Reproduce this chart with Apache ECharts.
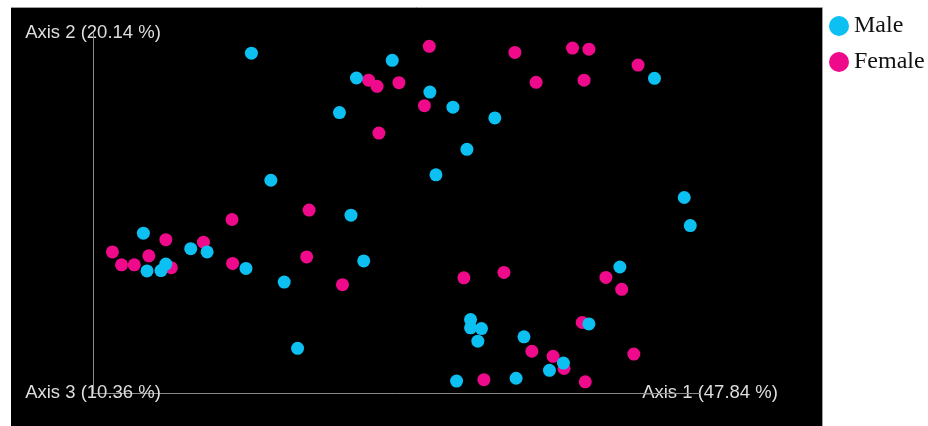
<!DOCTYPE html>
<html>
<head>
<meta charset="utf-8">
<title>PCoA – Male vs Female</title>
<script src="https://cdn.jsdelivr.net/npm/echarts@6/dist/echarts.min.js"></script>
<style>
  html, body { margin: 0; padding: 0; background: #ffffff; }
  #chart { width: 928px; height: 426px; }
</style>
</head>
<body>
<div id="chart"></div>
<script>
// Axis titles (variance explained by each principal coordinate)
const axis1Label = 'Axis 1 (47.84 %)';
const axis2Label = 'Axis 2 (20.14 %)';
const axis3Label = 'Axis 3 (10.36 %)';

// Group names, in legend order
const groups = ['Male', 'Female'];

// Sample coordinates projected onto the Axis 1 / Axis 2 plane, [x, y]
const maleCoords = [
  [26.1, 94.4], [29.3, 59.1], [8.3, 44.4], [16.1, 40.1], [18.8, 39.2],
  [12.0, 35.8], [8.9, 33.9], [11.2, 34.0], [25.2, 34.6], [31.5, 30.8],
  [33.7, 12.4], [49.3, 92.4], [43.4, 87.5], [55.5, 83.6], [59.3, 79.4],
  [40.6, 77.9], [66.2, 76.4], [61.6, 67.7], [56.5, 60.6], [42.5, 49.4],
  [44.6, 36.7], [92.5, 87.4], [97.4, 54.3], [98.4, 46.5], [86.8, 35.0],
  [62.2, 20.4], [62.2, 18.1], [64.0, 17.9], [63.4, 14.4], [71.0, 15.6],
  [77.5, 8.3], [75.2, 6.3], [81.7, 19.2], [59.9, 3.3], [69.7, 4.1]
];

const femaleCoords = [
  [3.2, 39.2], [4.7, 35.6], [6.8, 35.6], [9.2, 38.1], [12.0, 42.6],
  [12.9, 34.8], [18.2, 41.9], [22.9, 48.2], [23.0, 36.0], [35.6, 50.8],
  [35.2, 37.8], [41.1, 30.1], [55.4, 96.3], [69.5, 94.6], [79.0, 95.8],
  [81.7, 95.5], [45.4, 86.9], [46.8, 85.2], [50.4, 86.2], [73.0, 86.3],
  [80.9, 86.9], [54.6, 79.8], [47.1, 72.2], [89.8, 91.1], [84.5, 32.1],
  [87.1, 28.8], [89.1, 10.8], [61.1, 32.0], [67.7, 33.5], [72.3, 11.6],
  [75.8, 10.2], [77.6, 6.8], [80.6, 19.6], [81.1, 3.1], [64.4, 3.7]
];

const maleColor = '#0cc0f2';
const femaleColor = '#ef0a8c';
const axisColor = '#8a8a8a';
const axisTextColor = '#dedede';

const chart = echarts.init(document.getElementById('chart'), null, { renderer: 'canvas' });

const axisNameStyle = {
  color: axisTextColor,
  fontFamily: 'Liberation Sans, Arial, sans-serif',
  fontSize: 18.5,
  align: 'center',
  verticalAlign: 'middle'
};

chart.setOption({
  animation: false,
  backgroundColor: '#ffffff',
  graphic: [
    {
      type: 'rect',
      z: -10,
      shape: { x: 11, y: 7, width: 811, height: 419 },
      style: { fill: '#000000' },
      silent: true
    },
    {
      type: 'polyline',
      z: -9,
      shape: { points: [[11, 7.5], [822.5, 7.5], [822.5, 426]] },
      style: { stroke: '#a0a0a0', lineWidth: 1, fill: null },
      silent: true
    }
  ],
  legend: {
    data: groups,
    orient: 'vertical',
    left: 824,
    top: 9,
    icon: 'circle',
    itemWidth: 20,
    itemHeight: 20,
    itemGap: 12,
    textStyle: {
      color: '#111111',
      fontFamily: 'Liberation Serif, Times New Roman, serif',
      fontSize: 24
    }
  },
  grid: { left: 93, right: 228, top: 33, bottom: 33, containLabel: false },
  xAxis: [
    {
      type: 'value',
      min: 0,
      max: 100,
      name: axis1Label,
      nameLocation: 'end',
      nameGap: 10,
      nameTextStyle: axisNameStyle,
      axisLine: { show: true, lineStyle: { color: axisColor, width: 1 } },
      axisTick: { show: false },
      axisLabel: { show: false },
      splitLine: { show: false }
    },
    {
      type: 'value',
      min: 0,
      max: 100,
      position: 'bottom',
      name: axis3Label,
      nameLocation: 'start',
      nameGap: 0,
      nameTextStyle: axisNameStyle,
      axisLine: { show: false },
      axisTick: { show: false },
      axisLabel: { show: false },
      splitLine: { show: false }
    }
  ],
  yAxis: {
    type: 'value',
    min: 0,
    max: 100,
    name: axis2Label,
    nameLocation: 'end',
    nameGap: 0,
    nameTextStyle: axisNameStyle,
    axisLine: { show: true, lineStyle: { color: axisColor, width: 1 } },
    axisTick: { show: false },
    axisLabel: { show: false },
    splitLine: { show: false }
  },
  series: [
    {
      name: 'Female',
      type: 'scatter',
      xAxisIndex: 0,
      data: femaleCoords,
      symbol: 'circle',
      symbolSize: 13,
      itemStyle: { color: femaleColor, opacity: 1 },
      emphasis: { disabled: true }
    },
    {
      name: 'Male',
      type: 'scatter',
      xAxisIndex: 0,
      data: maleCoords,
      symbol: 'circle',
      symbolSize: 13,
      itemStyle: { color: maleColor, opacity: 1 },
      emphasis: { disabled: true }
    }
  ]
});
</script>
</body>
</html>
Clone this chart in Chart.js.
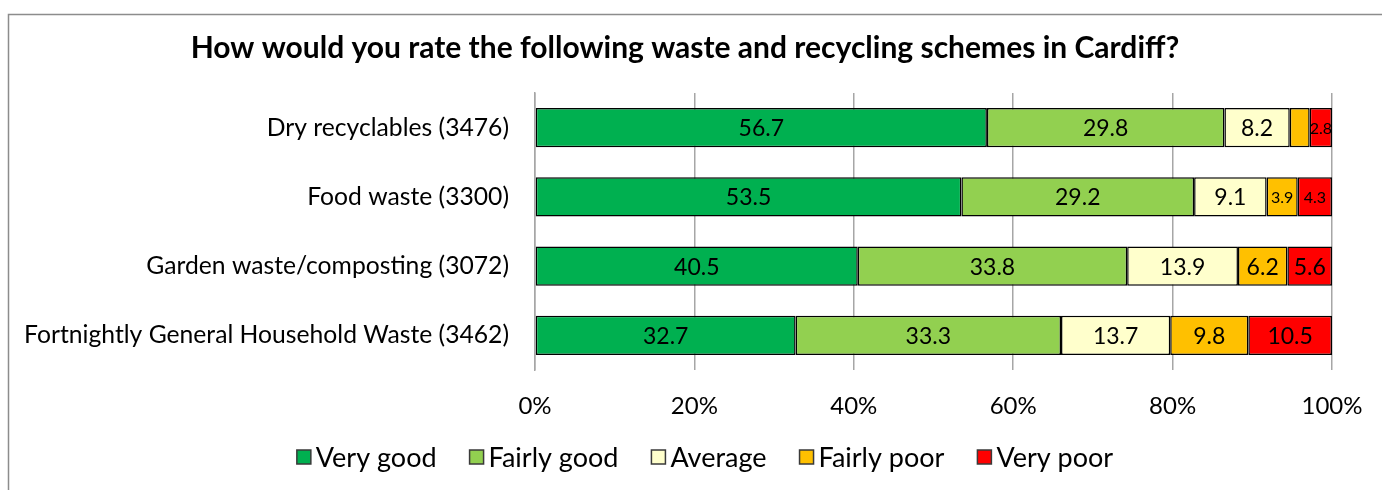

__SET EXERCISE__: Images in the records should not be copied. Repeat all the rest exactly.

__THE REPLY__:
Reproduce this chart with Apache ECharts.
<!DOCTYPE html>
<html>
<head>
<meta charset="utf-8">
<title>PCoA – Male vs Female</title>
<script src="https://cdn.jsdelivr.net/npm/echarts@6/dist/echarts.min.js"></script>
<style>
  html, body { margin: 0; padding: 0; background: #ffffff; }
  #chart { width: 928px; height: 426px; }
</style>
</head>
<body>
<div id="chart"></div>
<script>
// Axis titles (variance explained by each principal coordinate)
const axis1Label = 'Axis 1 (47.84 %)';
const axis2Label = 'Axis 2 (20.14 %)';
const axis3Label = 'Axis 3 (10.36 %)';

// Group names, in legend order
const groups = ['Male', 'Female'];

// Sample coordinates projected onto the Axis 1 / Axis 2 plane, [x, y]
const maleCoords = [
  [26.1, 94.4], [29.3, 59.1], [8.3, 44.4], [16.1, 40.1], [18.8, 39.2],
  [12.0, 35.8], [8.9, 33.9], [11.2, 34.0], [25.2, 34.6], [31.5, 30.8],
  [33.7, 12.4], [49.3, 92.4], [43.4, 87.5], [55.5, 83.6], [59.3, 79.4],
  [40.6, 77.9], [66.2, 76.4], [61.6, 67.7], [56.5, 60.6], [42.5, 49.4],
  [44.6, 36.7], [92.5, 87.4], [97.4, 54.3], [98.4, 46.5], [86.8, 35.0],
  [62.2, 20.4], [62.2, 18.1], [64.0, 17.9], [63.4, 14.4], [71.0, 15.6],
  [77.5, 8.3], [75.2, 6.3], [81.7, 19.2], [59.9, 3.3], [69.7, 4.1]
];

const femaleCoords = [
  [3.2, 39.2], [4.7, 35.6], [6.8, 35.6], [9.2, 38.1], [12.0, 42.6],
  [12.9, 34.8], [18.2, 41.9], [22.9, 48.2], [23.0, 36.0], [35.6, 50.8],
  [35.2, 37.8], [41.1, 30.1], [55.4, 96.3], [69.5, 94.6], [79.0, 95.8],
  [81.7, 95.5], [45.4, 86.9], [46.8, 85.2], [50.4, 86.2], [73.0, 86.3],
  [80.9, 86.9], [54.6, 79.8], [47.1, 72.2], [89.8, 91.1], [84.5, 32.1],
  [87.1, 28.8], [89.1, 10.8], [61.1, 32.0], [67.7, 33.5], [72.3, 11.6],
  [75.8, 10.2], [77.6, 6.8], [80.6, 19.6], [81.1, 3.1], [64.4, 3.7]
];

const maleColor = '#0cc0f2';
const femaleColor = '#ef0a8c';
const axisColor = '#8a8a8a';
const axisTextColor = '#dedede';

const chart = echarts.init(document.getElementById('chart'), null, { renderer: 'canvas' });

const axisNameStyle = {
  color: axisTextColor,
  fontFamily: 'Liberation Sans, Arial, sans-serif',
  fontSize: 18.5,
  align: 'center',
  verticalAlign: 'middle'
};

chart.setOption({
  animation: false,
  backgroundColor: '#ffffff',
  graphic: [
    {
      type: 'rect',
      z: -10,
      shape: { x: 11, y: 7, width: 811, height: 419 },
      style: { fill: '#000000' },
      silent: true
    },
    {
      type: 'polyline',
      z: -9,
      shape: { points: [[11, 7.5], [822.5, 7.5], [822.5, 426]] },
      style: { stroke: '#a0a0a0', lineWidth: 1, fill: null },
      silent: true
    }
  ],
  legend: {
    data: groups,
    orient: 'vertical',
    left: 824,
    top: 9,
    icon: 'circle',
    itemWidth: 20,
    itemHeight: 20,
    itemGap: 12,
    textStyle: {
      color: '#111111',
      fontFamily: 'Liberation Serif, Times New Roman, serif',
      fontSize: 24
    }
  },
  grid: { left: 93, right: 228, top: 33, bottom: 33, containLabel: false },
  xAxis: [
    {
      type: 'value',
      min: 0,
      max: 100,
      name: axis1Label,
      nameLocation: 'end',
      nameGap: 10,
      nameTextStyle: axisNameStyle,
      axisLine: { show: true, lineStyle: { color: axisColor, width: 1 } },
      axisTick: { show: false },
      axisLabel: { show: false },
      splitLine: { show: false }
    },
    {
      type: 'value',
      min: 0,
      max: 100,
      position: 'bottom',
      name: axis3Label,
      nameLocation: 'start',
      nameGap: 0,
      nameTextStyle: axisNameStyle,
      axisLine: { show: false },
      axisTick: { show: false },
      axisLabel: { show: false },
      splitLine: { show: false }
    }
  ],
  yAxis: {
    type: 'value',
    min: 0,
    max: 100,
    name: axis2Label,
    nameLocation: 'end',
    nameGap: 0,
    nameTextStyle: axisNameStyle,
    axisLine: { show: true, lineStyle: { color: axisColor, width: 1 } },
    axisTick: { show: false },
    axisLabel: { show: false },
    splitLine: { show: false }
  },
  series: [
    {
      name: 'Female',
      type: 'scatter',
      xAxisIndex: 0,
      data: femaleCoords,
      symbol: 'circle',
      symbolSize: 13,
      itemStyle: { color: femaleColor, opacity: 1 },
      emphasis: { disabled: true }
    },
    {
      name: 'Male',
      type: 'scatter',
      xAxisIndex: 0,
      data: maleCoords,
      symbol: 'circle',
      symbolSize: 13,
      itemStyle: { color: maleColor, opacity: 1 },
      emphasis: { disabled: true }
    }
  ]
});
</script>
</body>
</html>
Clone this chart in Chart.js.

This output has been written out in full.